The work comes during a year when lagging tax collections have forced Barbour to slice millions from the state budget.

The repairs are not being paid out of the general budget. Instead, the money comes from the $35 people pay to buy specialty car tags with NASCAR logos, said Kevin Upchurch, executive director of the state Department of Archives and History.

Upchurch described the work as “deferred maintenance.”

“It’s stuff that should’ve been done a long time ago,” he said.

The mansion survived the burning of most of Jackson by Union troops during the Civil War.

Gen. William T. Sherman used the mansion briefly as a command post, according to a book by historian David Sansing and Carroll Waller, wife of former Gov. Bill Waller.

The 167-year-old mansion is the second-oldest continuously occupied governor’s residence in the nation, according to the state Department of Archives and History.
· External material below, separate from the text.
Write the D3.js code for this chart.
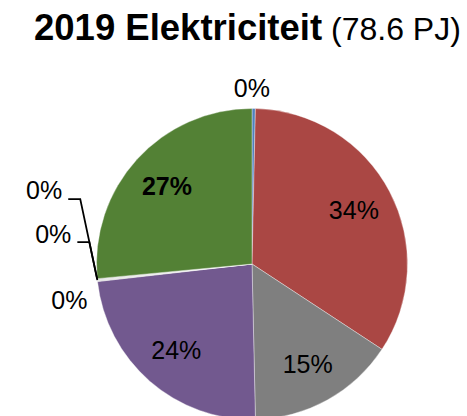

It was designated a National Historic Landmark in 1975.

House Speaker Billy McCoy of Rienzi, a Democrat who sometimes battles Barbour over budgets, was among the lawmakers who decided several years ago that proceeds from the specialty car tags should be put into a maintenance fund for the Capitol, the Governor’s Mansion, the Old Capitol and the War Memorial Building in downtown Jackson.

“We want to keep our state buildings here in the capital in a pristine manner,” McCoy said Wednesday. “I’m for keeping the Governor’s Mansion in pristine, A-number-one condition.”